Elles risquent aussi de déclencher une escalade et un élargissement des combats qui pourraient entraîner des morts et des destructions massives dans la région et au-delà (et cela sans envisager les dangers d’une confrontation nucléaire). Nous ne dépendons plus du bon sens de nos dirigeants (ils ont montré qu’ils n’en ont pas), mais de la retenue du dirigeant russe Vladimir Poutine. Nous devons espérer qu’il refusera d’y être attiré par nos propres gouvernements irresponsables.
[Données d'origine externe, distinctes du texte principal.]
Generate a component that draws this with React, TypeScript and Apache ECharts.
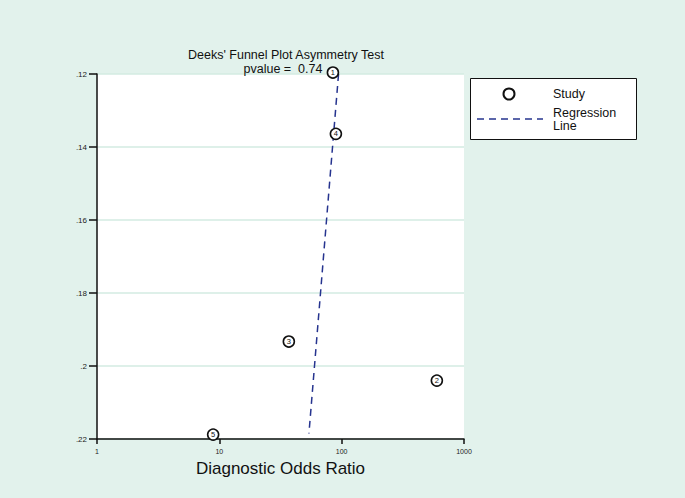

5. Ce n’est pas la faute de Trump, aussi mauvais soit-il. Il y a un soutien bipartisan pour cette folie. Hilary Clinton et les dirigeants démocrates aux États-Unis, ainsi qu’une grande partie du parti travailliste au Royaume-Uni, sont entièrement d’accord avec ces actions. En fait, ils ont incité Trump à lancer des attaques.
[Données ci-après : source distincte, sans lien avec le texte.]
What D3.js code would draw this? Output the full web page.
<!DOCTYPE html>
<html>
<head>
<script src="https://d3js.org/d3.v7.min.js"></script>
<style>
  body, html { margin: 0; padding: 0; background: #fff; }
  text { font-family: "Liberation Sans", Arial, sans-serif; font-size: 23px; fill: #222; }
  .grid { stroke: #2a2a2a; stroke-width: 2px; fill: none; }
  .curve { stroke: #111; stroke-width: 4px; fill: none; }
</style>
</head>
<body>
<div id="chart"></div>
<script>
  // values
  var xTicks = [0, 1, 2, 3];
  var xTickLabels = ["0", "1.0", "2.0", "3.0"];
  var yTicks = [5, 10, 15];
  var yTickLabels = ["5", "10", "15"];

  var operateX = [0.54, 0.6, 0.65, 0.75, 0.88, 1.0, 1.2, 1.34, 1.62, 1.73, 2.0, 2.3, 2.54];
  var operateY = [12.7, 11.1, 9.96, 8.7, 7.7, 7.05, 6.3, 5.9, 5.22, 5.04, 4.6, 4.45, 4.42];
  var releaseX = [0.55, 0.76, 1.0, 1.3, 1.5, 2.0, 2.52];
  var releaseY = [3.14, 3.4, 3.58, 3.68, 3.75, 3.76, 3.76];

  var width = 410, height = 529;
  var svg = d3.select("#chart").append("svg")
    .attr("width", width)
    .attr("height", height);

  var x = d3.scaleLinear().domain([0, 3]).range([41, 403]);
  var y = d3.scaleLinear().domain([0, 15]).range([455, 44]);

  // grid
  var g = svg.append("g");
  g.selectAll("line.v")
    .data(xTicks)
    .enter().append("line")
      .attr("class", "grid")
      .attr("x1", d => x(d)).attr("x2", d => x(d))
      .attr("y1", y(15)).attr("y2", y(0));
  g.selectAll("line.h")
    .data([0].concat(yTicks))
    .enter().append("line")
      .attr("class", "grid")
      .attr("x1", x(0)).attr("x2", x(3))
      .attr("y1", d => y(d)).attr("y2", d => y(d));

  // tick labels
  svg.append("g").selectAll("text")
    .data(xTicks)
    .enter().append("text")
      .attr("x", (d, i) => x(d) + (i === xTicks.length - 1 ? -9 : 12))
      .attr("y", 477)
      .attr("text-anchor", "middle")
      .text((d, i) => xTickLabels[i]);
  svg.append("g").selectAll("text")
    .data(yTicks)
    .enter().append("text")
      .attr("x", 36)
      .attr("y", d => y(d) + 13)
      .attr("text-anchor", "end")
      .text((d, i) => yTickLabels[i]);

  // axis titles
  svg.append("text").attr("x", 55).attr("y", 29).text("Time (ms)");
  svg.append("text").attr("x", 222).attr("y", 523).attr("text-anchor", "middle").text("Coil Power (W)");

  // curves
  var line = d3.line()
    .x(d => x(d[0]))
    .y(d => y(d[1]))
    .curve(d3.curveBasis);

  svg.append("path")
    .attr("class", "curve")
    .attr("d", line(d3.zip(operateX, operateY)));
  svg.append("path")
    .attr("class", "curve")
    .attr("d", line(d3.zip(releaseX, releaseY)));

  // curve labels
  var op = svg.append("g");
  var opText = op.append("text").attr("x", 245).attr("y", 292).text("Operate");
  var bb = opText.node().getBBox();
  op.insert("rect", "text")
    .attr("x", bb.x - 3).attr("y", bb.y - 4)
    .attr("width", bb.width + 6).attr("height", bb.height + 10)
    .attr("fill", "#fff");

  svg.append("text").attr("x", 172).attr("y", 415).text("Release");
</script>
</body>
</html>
Il est difficile de ne pas remarquer un contexte politique aux États-Unis et au Royaume-Uni où les opposants à l’escalade des tensions avec la Russie - y compris Trump lorsqu’il était candidat à la présidence - ont été dénigrés comme agents du Kremlin et de Poutine.
Sans doute, les affaires douteuses de Trump à l’échelle mondiale méritent d’être étudiées, comme elles l’étaient avant qu’il ne devienne président. Mais le focus sur ses liens avec la Russie, sur l’ingérence supposée de la Russie aux dernières élections américaines, sur le rôle supposé de la Russie dans la production de soi-disant "fausses nouvelles" sur les médias sociaux, sur l’hypothèse d’une implication russe dans l’empoisonnement des Skripals au Royaume-Uni, et bien d’autres choses, ne laissent guère d’autre choix à Trump que d’accompagner les élites de sécurité et de renseignement américaines.

C’est la raison pour laquelle il est instantanément fêté par l’establishment politique chaque fois qu’il attaque la Syrie. Il faudra un Trump courageux pour résister à ces pressions à l’avenir - et presque rien ne suggère jusqu’à présent qu’il possède ce genre de courage.